Figure scripts:
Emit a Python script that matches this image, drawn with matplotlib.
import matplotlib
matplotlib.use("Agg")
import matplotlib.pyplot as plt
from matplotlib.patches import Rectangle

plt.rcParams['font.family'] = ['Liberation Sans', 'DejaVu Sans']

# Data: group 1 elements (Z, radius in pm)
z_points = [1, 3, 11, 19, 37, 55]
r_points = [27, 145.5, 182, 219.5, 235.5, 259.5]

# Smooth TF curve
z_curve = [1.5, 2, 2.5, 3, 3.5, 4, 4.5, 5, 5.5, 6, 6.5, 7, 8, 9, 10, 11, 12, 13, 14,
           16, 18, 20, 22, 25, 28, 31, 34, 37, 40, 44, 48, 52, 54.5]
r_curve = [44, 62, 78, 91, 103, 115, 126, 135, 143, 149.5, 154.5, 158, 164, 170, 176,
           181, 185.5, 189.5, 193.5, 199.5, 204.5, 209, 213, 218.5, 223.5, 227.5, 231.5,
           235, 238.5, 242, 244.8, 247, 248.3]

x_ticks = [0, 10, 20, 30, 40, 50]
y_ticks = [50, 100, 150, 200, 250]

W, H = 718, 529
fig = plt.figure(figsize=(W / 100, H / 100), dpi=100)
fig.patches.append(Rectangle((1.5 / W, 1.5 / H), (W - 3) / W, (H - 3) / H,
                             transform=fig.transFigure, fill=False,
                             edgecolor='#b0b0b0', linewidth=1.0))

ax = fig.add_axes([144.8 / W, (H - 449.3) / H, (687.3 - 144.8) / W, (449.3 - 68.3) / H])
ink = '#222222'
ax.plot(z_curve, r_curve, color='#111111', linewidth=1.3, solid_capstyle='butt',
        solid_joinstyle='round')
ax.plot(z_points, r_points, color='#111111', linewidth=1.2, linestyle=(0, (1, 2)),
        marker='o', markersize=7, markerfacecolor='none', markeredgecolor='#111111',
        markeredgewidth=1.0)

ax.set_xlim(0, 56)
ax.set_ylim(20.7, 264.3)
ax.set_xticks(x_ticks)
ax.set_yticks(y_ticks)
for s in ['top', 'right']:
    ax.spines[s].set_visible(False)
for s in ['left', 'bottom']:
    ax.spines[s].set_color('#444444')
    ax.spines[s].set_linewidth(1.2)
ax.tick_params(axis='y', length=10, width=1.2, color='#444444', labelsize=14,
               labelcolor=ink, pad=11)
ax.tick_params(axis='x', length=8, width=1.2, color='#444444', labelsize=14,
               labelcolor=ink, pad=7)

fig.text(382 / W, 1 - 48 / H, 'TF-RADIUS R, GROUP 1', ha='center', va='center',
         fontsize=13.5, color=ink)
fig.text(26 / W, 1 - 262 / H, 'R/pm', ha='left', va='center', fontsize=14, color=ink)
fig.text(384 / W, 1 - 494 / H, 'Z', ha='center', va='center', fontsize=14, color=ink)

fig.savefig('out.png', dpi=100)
* * *
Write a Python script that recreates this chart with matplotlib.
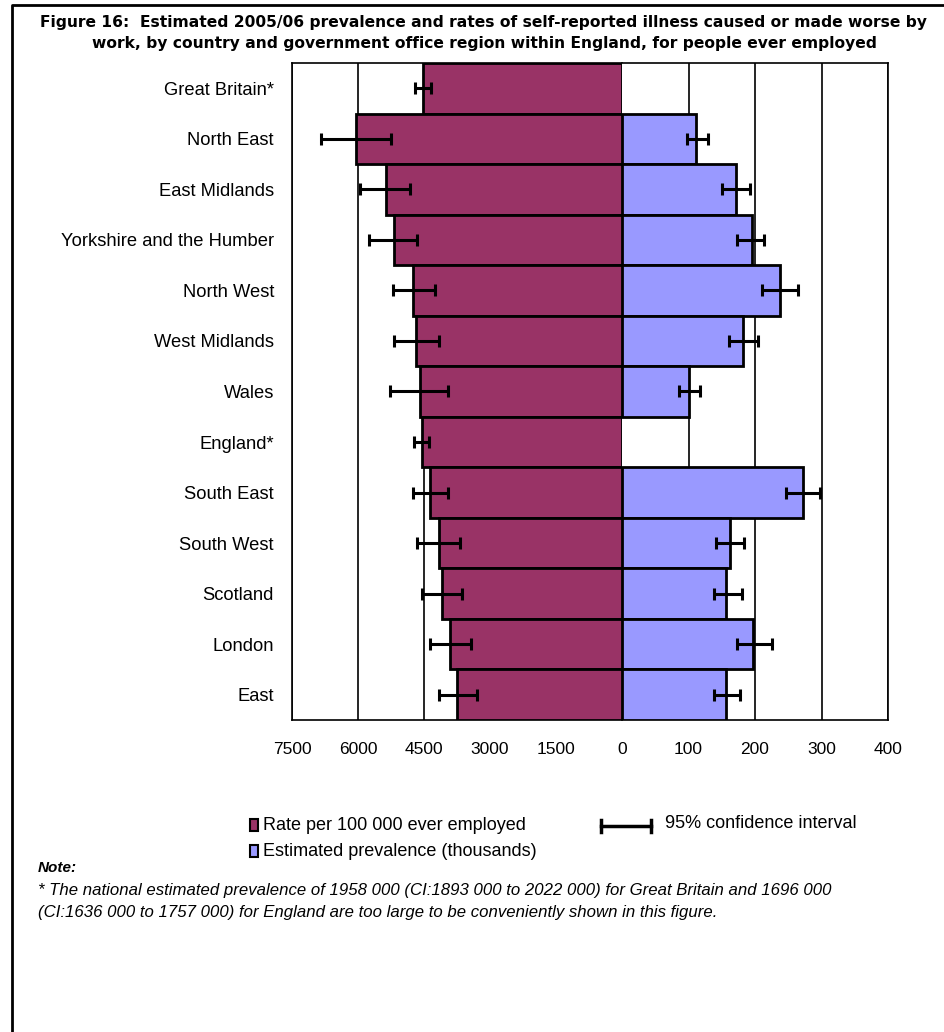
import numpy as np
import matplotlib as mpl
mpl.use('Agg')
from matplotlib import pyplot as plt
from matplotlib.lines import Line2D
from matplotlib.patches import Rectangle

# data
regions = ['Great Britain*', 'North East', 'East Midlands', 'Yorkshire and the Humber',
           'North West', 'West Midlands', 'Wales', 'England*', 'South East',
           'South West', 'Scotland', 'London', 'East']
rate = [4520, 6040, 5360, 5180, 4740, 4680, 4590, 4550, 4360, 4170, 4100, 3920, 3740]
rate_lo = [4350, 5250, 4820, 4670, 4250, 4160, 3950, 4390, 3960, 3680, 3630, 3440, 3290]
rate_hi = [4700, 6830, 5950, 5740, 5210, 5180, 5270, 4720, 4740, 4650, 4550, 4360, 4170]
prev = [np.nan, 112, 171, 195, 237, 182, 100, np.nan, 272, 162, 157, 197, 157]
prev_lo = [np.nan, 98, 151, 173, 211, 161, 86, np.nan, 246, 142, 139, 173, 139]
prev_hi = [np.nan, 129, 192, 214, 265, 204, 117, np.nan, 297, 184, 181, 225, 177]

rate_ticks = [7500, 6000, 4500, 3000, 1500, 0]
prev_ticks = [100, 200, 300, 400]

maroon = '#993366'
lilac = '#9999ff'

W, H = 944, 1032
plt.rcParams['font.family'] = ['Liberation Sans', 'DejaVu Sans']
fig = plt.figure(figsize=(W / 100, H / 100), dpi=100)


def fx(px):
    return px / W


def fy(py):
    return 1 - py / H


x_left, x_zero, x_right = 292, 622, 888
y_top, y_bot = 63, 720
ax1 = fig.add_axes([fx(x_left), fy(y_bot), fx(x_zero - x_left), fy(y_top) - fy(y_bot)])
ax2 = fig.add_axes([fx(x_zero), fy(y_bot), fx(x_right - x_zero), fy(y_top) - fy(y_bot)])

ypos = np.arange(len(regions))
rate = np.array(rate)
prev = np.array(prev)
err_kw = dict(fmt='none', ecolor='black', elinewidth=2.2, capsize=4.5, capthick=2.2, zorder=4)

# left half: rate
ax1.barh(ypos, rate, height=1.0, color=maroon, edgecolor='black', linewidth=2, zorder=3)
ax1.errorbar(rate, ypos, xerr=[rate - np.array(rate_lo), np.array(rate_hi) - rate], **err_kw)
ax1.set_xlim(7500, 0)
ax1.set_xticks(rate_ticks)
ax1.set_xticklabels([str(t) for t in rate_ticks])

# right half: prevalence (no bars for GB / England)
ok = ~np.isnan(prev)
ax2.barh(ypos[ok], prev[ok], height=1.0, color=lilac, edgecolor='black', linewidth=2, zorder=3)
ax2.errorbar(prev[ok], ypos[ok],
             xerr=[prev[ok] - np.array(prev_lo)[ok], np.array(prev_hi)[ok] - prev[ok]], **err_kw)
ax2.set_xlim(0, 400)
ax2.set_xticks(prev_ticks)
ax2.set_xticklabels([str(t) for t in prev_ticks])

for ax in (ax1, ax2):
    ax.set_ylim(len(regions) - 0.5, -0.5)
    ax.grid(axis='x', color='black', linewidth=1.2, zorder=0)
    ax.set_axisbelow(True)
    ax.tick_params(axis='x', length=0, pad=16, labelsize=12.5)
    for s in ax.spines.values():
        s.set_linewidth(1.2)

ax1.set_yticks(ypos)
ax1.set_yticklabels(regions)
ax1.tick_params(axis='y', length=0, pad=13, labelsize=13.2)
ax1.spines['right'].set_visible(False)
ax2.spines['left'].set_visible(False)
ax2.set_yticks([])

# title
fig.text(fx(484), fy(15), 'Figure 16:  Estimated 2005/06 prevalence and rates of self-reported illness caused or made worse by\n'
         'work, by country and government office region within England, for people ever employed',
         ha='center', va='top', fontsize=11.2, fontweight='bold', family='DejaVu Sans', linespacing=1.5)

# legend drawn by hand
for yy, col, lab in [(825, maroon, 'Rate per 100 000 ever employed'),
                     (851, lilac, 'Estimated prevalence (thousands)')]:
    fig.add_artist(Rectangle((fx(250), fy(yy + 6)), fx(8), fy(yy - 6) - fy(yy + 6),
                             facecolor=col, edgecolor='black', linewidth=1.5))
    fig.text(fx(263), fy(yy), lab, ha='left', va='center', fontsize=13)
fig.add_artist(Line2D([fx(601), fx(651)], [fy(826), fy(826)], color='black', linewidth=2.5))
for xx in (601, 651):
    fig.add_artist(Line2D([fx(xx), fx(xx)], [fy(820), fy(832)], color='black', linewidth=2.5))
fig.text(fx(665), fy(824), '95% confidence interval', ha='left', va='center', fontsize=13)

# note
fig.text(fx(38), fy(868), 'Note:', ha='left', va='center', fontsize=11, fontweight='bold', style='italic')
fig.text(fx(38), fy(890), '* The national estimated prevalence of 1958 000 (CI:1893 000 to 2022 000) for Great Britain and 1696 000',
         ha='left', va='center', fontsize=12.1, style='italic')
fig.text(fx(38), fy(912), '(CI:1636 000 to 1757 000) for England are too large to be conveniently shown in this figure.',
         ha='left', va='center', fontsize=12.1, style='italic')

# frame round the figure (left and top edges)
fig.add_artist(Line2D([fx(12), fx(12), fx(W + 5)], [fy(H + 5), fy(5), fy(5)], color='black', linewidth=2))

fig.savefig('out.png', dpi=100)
...
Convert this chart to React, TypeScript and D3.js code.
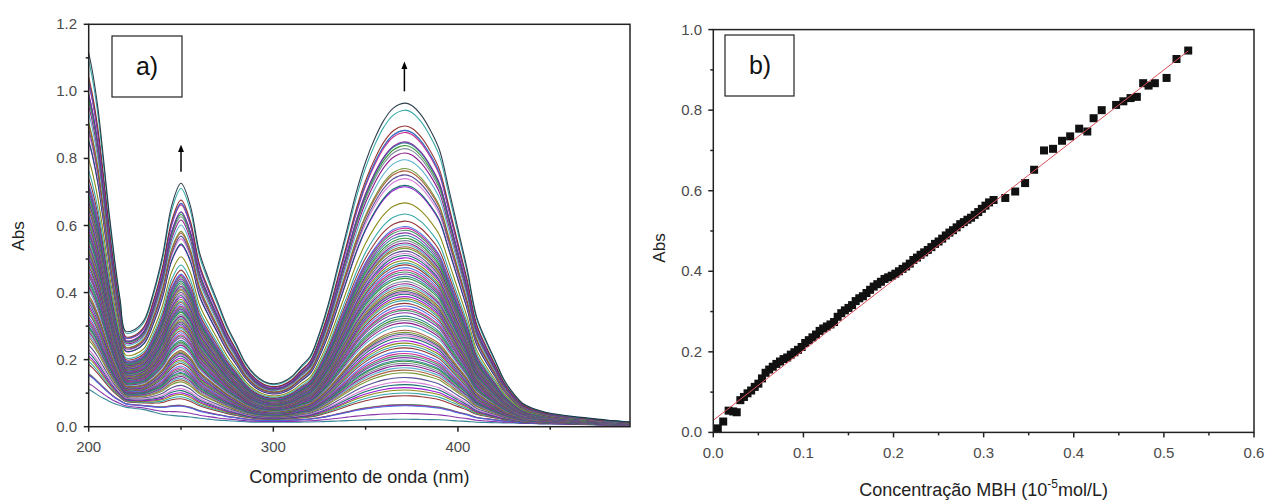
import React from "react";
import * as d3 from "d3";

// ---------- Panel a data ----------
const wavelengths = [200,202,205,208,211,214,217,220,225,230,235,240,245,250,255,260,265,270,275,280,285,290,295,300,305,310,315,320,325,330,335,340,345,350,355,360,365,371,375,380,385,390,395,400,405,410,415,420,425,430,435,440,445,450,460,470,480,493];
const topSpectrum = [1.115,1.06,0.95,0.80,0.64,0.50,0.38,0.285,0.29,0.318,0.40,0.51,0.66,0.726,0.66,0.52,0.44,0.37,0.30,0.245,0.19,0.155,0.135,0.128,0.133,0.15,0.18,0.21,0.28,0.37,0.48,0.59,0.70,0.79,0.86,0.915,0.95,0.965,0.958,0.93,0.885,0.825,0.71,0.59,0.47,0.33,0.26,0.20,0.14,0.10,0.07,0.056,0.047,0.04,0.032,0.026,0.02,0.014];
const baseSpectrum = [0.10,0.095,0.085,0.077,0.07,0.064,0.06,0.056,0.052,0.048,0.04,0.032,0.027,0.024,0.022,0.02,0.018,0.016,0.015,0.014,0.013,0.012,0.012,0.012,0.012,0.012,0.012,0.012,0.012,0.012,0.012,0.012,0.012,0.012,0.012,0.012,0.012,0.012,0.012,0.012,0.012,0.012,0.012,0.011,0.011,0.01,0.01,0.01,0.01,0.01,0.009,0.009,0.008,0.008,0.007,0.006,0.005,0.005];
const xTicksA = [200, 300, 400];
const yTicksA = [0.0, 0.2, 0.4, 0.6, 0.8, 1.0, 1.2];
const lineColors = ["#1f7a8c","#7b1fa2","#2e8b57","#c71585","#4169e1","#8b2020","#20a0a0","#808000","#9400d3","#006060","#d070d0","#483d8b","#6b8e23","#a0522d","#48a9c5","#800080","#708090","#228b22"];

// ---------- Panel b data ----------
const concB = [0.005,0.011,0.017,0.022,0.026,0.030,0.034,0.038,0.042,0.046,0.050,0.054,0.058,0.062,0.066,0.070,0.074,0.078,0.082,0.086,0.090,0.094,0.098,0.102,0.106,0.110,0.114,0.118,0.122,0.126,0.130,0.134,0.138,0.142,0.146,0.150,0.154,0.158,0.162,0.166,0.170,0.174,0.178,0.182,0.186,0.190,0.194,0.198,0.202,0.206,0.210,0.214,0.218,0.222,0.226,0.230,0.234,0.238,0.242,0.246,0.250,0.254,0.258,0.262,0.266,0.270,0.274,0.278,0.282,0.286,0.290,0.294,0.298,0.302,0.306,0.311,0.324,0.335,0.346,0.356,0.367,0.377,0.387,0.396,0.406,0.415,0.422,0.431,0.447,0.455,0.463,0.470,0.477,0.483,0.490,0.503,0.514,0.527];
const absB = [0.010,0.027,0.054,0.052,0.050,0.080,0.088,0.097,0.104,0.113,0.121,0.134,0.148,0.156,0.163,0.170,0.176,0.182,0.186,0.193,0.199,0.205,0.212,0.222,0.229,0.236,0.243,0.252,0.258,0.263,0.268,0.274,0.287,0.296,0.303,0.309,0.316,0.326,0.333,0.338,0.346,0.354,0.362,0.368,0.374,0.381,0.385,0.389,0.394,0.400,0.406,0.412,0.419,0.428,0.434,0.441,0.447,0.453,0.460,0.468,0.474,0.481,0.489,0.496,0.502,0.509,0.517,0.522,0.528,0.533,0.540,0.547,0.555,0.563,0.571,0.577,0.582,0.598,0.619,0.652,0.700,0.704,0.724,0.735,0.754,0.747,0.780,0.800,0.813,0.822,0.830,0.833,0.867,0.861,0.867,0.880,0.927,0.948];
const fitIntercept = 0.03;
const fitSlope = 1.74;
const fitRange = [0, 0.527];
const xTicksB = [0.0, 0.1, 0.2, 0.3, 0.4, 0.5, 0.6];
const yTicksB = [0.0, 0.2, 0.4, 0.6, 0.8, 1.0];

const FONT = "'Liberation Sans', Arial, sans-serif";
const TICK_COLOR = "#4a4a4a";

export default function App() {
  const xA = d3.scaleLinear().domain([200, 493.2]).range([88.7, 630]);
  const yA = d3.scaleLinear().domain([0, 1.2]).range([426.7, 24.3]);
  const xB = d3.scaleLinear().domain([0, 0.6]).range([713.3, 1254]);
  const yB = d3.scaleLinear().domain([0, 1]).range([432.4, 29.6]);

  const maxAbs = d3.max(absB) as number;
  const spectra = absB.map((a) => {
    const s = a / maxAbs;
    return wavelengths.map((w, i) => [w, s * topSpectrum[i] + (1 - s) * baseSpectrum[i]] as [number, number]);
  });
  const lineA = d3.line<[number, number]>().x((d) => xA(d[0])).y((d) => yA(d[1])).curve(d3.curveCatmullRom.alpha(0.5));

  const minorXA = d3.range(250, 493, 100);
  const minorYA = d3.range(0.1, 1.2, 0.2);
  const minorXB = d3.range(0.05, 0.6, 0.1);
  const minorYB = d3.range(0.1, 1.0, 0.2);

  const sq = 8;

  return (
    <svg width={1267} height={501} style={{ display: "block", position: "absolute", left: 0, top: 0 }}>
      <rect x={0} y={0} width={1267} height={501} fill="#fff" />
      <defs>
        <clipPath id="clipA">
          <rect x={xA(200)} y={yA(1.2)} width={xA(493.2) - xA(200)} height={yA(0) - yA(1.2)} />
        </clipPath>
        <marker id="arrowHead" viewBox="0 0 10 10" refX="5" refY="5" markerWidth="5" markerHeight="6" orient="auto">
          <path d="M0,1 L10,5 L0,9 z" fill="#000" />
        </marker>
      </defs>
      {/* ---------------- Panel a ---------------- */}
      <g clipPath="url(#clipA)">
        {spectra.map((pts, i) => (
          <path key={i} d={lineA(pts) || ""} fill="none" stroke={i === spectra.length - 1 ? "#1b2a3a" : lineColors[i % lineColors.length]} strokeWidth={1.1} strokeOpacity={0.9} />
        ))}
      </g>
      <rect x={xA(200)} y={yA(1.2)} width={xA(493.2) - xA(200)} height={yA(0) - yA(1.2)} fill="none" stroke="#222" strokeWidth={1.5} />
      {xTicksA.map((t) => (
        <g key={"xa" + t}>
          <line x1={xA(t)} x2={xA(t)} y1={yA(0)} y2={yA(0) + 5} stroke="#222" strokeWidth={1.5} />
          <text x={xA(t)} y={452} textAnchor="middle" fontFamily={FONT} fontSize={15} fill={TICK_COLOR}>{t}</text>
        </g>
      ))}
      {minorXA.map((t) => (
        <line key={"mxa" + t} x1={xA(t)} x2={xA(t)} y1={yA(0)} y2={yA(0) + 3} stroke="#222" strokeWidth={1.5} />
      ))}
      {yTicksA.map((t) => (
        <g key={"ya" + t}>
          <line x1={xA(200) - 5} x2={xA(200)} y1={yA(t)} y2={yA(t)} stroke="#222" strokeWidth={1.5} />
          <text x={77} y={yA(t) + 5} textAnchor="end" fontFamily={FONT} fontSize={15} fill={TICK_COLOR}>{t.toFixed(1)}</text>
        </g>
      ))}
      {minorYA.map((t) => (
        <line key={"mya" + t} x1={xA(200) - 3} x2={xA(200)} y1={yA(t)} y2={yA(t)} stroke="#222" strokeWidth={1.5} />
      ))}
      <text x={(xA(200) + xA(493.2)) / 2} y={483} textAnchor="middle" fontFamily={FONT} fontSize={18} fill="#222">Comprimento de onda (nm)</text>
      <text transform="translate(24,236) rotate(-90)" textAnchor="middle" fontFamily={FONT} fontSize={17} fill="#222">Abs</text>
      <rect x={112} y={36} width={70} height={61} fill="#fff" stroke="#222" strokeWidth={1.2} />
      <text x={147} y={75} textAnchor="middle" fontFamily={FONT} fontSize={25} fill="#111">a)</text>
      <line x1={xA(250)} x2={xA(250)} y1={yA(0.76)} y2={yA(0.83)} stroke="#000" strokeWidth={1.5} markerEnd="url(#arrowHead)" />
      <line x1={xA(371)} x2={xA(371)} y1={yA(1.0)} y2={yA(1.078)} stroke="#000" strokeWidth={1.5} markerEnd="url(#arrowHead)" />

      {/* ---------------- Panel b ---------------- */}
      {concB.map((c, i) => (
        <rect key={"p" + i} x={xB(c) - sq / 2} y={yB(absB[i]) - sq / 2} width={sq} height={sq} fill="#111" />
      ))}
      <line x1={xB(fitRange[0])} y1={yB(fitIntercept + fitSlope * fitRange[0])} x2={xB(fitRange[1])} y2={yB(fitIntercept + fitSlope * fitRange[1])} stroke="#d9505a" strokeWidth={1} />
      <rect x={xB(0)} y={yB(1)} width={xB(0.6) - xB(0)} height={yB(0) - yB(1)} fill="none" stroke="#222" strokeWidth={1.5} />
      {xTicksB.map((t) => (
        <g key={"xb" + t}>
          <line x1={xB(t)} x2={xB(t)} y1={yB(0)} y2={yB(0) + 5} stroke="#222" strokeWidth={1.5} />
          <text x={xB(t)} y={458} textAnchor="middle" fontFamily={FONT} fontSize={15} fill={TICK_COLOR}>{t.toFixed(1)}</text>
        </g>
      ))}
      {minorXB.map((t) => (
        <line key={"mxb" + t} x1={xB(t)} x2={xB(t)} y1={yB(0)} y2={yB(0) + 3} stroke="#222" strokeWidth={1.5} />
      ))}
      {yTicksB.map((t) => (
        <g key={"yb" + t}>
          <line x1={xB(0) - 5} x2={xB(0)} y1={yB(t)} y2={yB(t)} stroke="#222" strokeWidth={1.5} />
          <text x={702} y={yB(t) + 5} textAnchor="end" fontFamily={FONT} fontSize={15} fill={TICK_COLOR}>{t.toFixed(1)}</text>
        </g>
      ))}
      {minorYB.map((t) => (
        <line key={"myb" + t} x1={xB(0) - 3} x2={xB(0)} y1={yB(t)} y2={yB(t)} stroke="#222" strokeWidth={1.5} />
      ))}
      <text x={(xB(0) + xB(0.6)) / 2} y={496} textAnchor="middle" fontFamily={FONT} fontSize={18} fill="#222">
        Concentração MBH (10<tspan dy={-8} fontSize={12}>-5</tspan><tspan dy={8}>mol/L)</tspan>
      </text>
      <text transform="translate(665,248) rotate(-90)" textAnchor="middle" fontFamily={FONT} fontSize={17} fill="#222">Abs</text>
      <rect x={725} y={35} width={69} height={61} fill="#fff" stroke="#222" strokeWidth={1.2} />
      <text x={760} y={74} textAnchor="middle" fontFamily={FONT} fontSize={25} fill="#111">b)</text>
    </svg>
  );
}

_What is asked_. Skip the pictures. Set down only the lines from the one containing "Convert this chart" through the one containing "import * as", exactly as they appear, ends included.

_Result_.
Convert this chart to React, TypeScript and D3.js code.
import React from "react";
import * as d3 from "d3";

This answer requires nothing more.